[Provided material]:
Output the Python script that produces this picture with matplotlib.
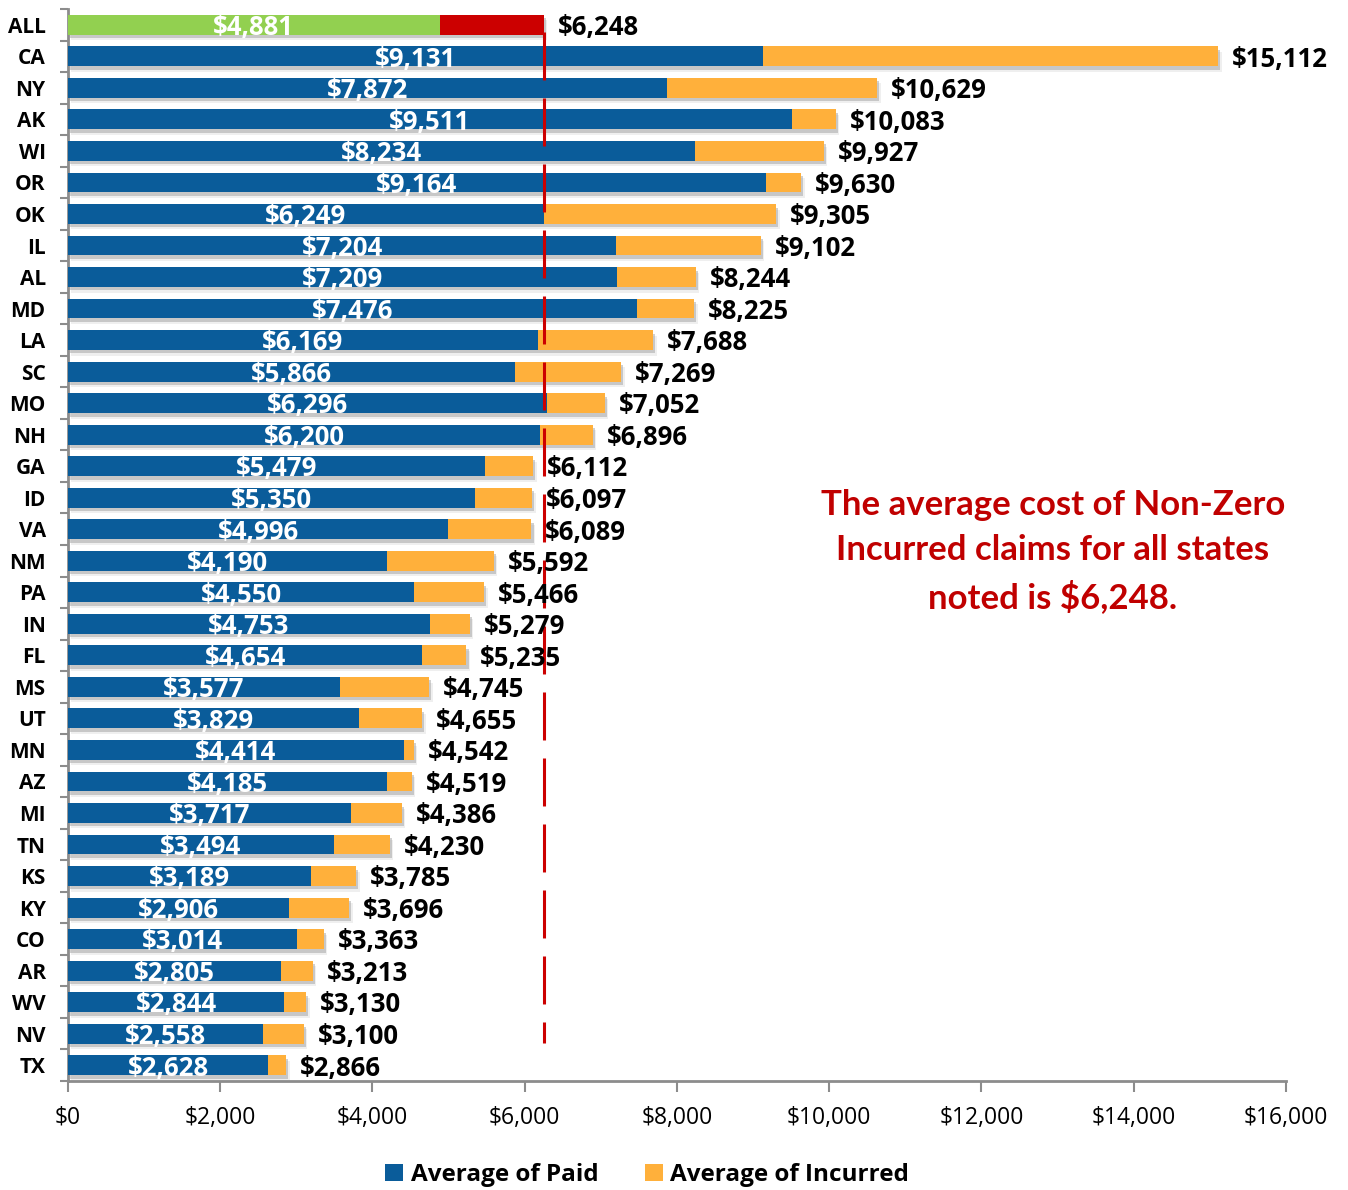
import matplotlib
matplotlib.use("Agg")
import matplotlib.pyplot as plt
import matplotlib.patheffects as pe
from matplotlib.patches import Patch
from matplotlib.ticker import FuncFormatter

# Average claim cost by state: paid vs. total incurred (non-zero incurred claims)
states = ["ALL", "CA", "NY", "AK", "WI", "OR", "OK", "IL", "AL", "MD", "LA",
          "SC", "MO", "NH", "GA", "ID", "VA", "NM", "PA", "IN", "FL", "MS",
          "UT", "MN", "AZ", "MI", "TN", "KS", "KY", "CO", "AR", "WV", "NV", "TX"]
paid = [4881, 9131, 7872, 9511, 8234, 9164, 6249, 7204, 7209, 7476, 6169,
        5866, 6296, 6200, 5479, 5350, 4996, 4190, 4550, 4753, 4654, 3577,
        3829, 4414, 4185, 3717, 3494, 3189, 2906, 3014, 2805, 2844, 2558, 2628]
incurred = [6248, 15112, 10629, 10083, 9927, 9630, 9305, 9102, 8244, 8225, 7688,
            7269, 7052, 6896, 6112, 6097, 6089, 5592, 5466, 5279, 5235, 4745,
            4655, 4542, 4519, 4386, 4230, 3785, 3696, 3363, 3213, 3130, 3100, 2866]
all_states_avg = 6248
x_ticks = [0, 2000, 4000, 6000, 8000, 10000, 12000, 14000, 16000]

BLUE = "#0A5C9A"
ORANGE = "#FFB03B"
GREEN = "#92D050"
RED = "#CC0000"
AXIS_GREY = "#8C8C8C"
NOTE_RED = "#C00000"

plt.rcParams["font.family"] = ["Open Sans", "DejaVu Sans"]

fig = plt.figure(figsize=(13.48, 11.90), dpi=100)
ax = fig.add_axes([0.0504, 0.0916, 0.9036, 0.9008])

ypos = list(range(len(states)))
bar_h = 0.63

incurred_colors = [RED] + [ORANGE] * (len(states) - 1)
paid_colors = [GREEN] + [BLUE] * (len(states) - 1)

shadow = [pe.SimplePatchShadow(offset=(1.5, -2.5), shadow_rgbFace="#7a7a7a", alpha=0.35),
          pe.SimplePatchShadow(offset=(2.5, -4.0), shadow_rgbFace="#9a9a9a", alpha=0.15),
          pe.Normal()]

back = ax.barh(ypos, incurred, height=bar_h, color=incurred_colors, zorder=2)
for b in back:
    b.set_path_effects(shadow)
ax.barh(ypos, paid, height=bar_h, color=paid_colors, zorder=3)

# Value labels: paid inside the bar, total incurred just past its end
for y, p, t in zip(ypos, paid, incurred):
    ax.annotate(f"${p:,}", xy=(p / 2, y), xytext=(0, -2), textcoords="offset points",
                ha="center", va="center", color="white", fontsize=18.5,
                fontweight="bold", zorder=5)
    ax.annotate(f"${t:,}", xy=(t, y), xytext=(10, -2), textcoords="offset points",
                ha="left", va="center", color="black", fontsize=18.5,
                fontweight="bold", zorder=5)

# Overall average reference line
ax.plot([all_states_avg, all_states_avg], [0.22, 32.3], color=RED, lw=2.2,
        dashes=(15.7, 5.9), solid_capstyle="butt", dash_capstyle="butt", zorder=4)

ax.text(12939, 16.7,
        "The average cost of Non-Zero\nIncurred claims for all states\nnoted is $6,248.",
        ha="center", va="center", color=NOTE_RED, fontsize=25, fontweight="bold",
        family=["Lato", "DejaVu Sans"], linespacing=1.5, zorder=5)

# Axes styling
ax.set_xlim(0, 16000)
ax.set_ylim(len(states) - 0.5, -0.5)
ax.set_xticks(x_ticks)
ax.xaxis.set_major_formatter(FuncFormatter(lambda v, _: f"${int(v):,}"))
ax.tick_params(axis="x", length=8, width=1.5, color=AXIS_GREY, labelsize=16.5,
               pad=10, labelcolor="black")

ax.set_yticks(ypos)
ax.set_yticklabels(states, fontweight="bold", fontsize=15)
ax.tick_params(axis="y", length=0, pad=16)
ax.set_yticks([i - 0.5 for i in range(len(states) + 1)], minor=True)
ax.tick_params(axis="y", which="minor", length=6, width=1.5, color=AXIS_GREY)

for side in ("top", "right"):
    ax.spines[side].set_visible(False)
for side in ("left", "bottom"):
    ax.spines[side].set_color(AXIS_GREY)
    ax.spines[side].set_linewidth(2)

handles = [Patch(facecolor=BLUE, label="Average of Paid"),
           Patch(facecolor=ORANGE, label="Average of Incurred")]
fig.legend(handles=handles, loc="center", bbox_to_anchor=(0.48, 0.0126), ncol=2,
           frameon=False, handlelength=0.75, handleheight=0.75, handletextpad=0.3,
           columnspacing=1.9, prop={"weight": "bold", "size": 17.5})

fig.savefig("out.png", dpi=100)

[Work to complete]: Repeat the full listing above exactly, with no pictures in the copy.

[Result]:
Output the Python script that produces this picture with matplotlib.
import matplotlib
matplotlib.use("Agg")
import matplotlib.pyplot as plt
import matplotlib.patheffects as pe
from matplotlib.patches import Patch
from matplotlib.ticker import FuncFormatter

# Average claim cost by state: paid vs. total incurred (non-zero incurred claims)
states = ["ALL", "CA", "NY", "AK", "WI", "OR", "OK", "IL", "AL", "MD", "LA",
          "SC", "MO", "NH", "GA", "ID", "VA", "NM", "PA", "IN", "FL", "MS",
          "UT", "MN", "AZ", "MI", "TN", "KS", "KY", "CO", "AR", "WV", "NV", "TX"]
paid = [4881, 9131, 7872, 9511, 8234, 9164, 6249, 7204, 7209, 7476, 6169,
        5866, 6296, 6200, 5479, 5350, 4996, 4190, 4550, 4753, 4654, 3577,
        3829, 4414, 4185, 3717, 3494, 3189, 2906, 3014, 2805, 2844, 2558, 2628]
incurred = [6248, 15112, 10629, 10083, 9927, 9630, 9305, 9102, 8244, 8225, 7688,
            7269, 7052, 6896, 6112, 6097, 6089, 5592, 5466, 5279, 5235, 4745,
            4655, 4542, 4519, 4386, 4230, 3785, 3696, 3363, 3213, 3130, 3100, 2866]
all_states_avg = 6248
x_ticks = [0, 2000, 4000, 6000, 8000, 10000, 12000, 14000, 16000]

BLUE = "#0A5C9A"
ORANGE = "#FFB03B"
GREEN = "#92D050"
RED = "#CC0000"
AXIS_GREY = "#8C8C8C"
NOTE_RED = "#C00000"

plt.rcParams["font.family"] = ["Open Sans", "DejaVu Sans"]

fig = plt.figure(figsize=(13.48, 11.90), dpi=100)
ax = fig.add_axes([0.0504, 0.0916, 0.9036, 0.9008])

ypos = list(range(len(states)))
bar_h = 0.63

incurred_colors = [RED] + [ORANGE] * (len(states) - 1)
paid_colors = [GREEN] + [BLUE] * (len(states) - 1)

shadow = [pe.SimplePatchShadow(offset=(1.5, -2.5), shadow_rgbFace="#7a7a7a", alpha=0.35),
          pe.SimplePatchShadow(offset=(2.5, -4.0), shadow_rgbFace="#9a9a9a", alpha=0.15),
          pe.Normal()]

back = ax.barh(ypos, incurred, height=bar_h, color=incurred_colors, zorder=2)
for b in back:
    b.set_path_effects(shadow)
ax.barh(ypos, paid, height=bar_h, color=paid_colors, zorder=3)

# Value labels: paid inside the bar, total incurred just past its end
for y, p, t in zip(ypos, paid, incurred):
    ax.annotate(f"${p:,}", xy=(p / 2, y), xytext=(0, -2), textcoords="offset points",
                ha="center", va="center", color="white", fontsize=18.5,
                fontweight="bold", zorder=5)
    ax.annotate(f"${t:,}", xy=(t, y), xytext=(10, -2), textcoords="offset points",
                ha="left", va="center", color="black", fontsize=18.5,
                fontweight="bold", zorder=5)

# Overall average reference line
ax.plot([all_states_avg, all_states_avg], [0.22, 32.3], color=RED, lw=2.2,
        dashes=(15.7, 5.9), solid_capstyle="butt", dash_capstyle="butt", zorder=4)

ax.text(12939, 16.7,
        "The average cost of Non-Zero\nIncurred claims for all states\nnoted is $6,248.",
        ha="center", va="center", color=NOTE_RED, fontsize=25, fontweight="bold",
        family=["Lato", "DejaVu Sans"], linespacing=1.5, zorder=5)

# Axes styling
ax.set_xlim(0, 16000)
ax.set_ylim(len(states) - 0.5, -0.5)
ax.set_xticks(x_ticks)
ax.xaxis.set_major_formatter(FuncFormatter(lambda v, _: f"${int(v):,}"))
ax.tick_params(axis="x", length=8, width=1.5, color=AXIS_GREY, labelsize=16.5,
               pad=10, labelcolor="black")

ax.set_yticks(ypos)
ax.set_yticklabels(states, fontweight="bold", fontsize=15)
ax.tick_params(axis="y", length=0, pad=16)
ax.set_yticks([i - 0.5 for i in range(len(states) + 1)], minor=True)
ax.tick_params(axis="y", which="minor", length=6, width=1.5, color=AXIS_GREY)

for side in ("top", "right"):
    ax.spines[side].set_visible(False)
for side in ("left", "bottom"):
    ax.spines[side].set_color(AXIS_GREY)
    ax.spines[side].set_linewidth(2)

handles = [Patch(facecolor=BLUE, label="Average of Paid"),
           Patch(facecolor=ORANGE, label="Average of Incurred")]
fig.legend(handles=handles, loc="center", bbox_to_anchor=(0.48, 0.0126), ncol=2,
           frameon=False, handlelength=0.75, handleheight=0.75, handletextpad=0.3,
           columnspacing=1.9, prop={"weight": "bold", "size": 17.5})

fig.savefig("out.png", dpi=100)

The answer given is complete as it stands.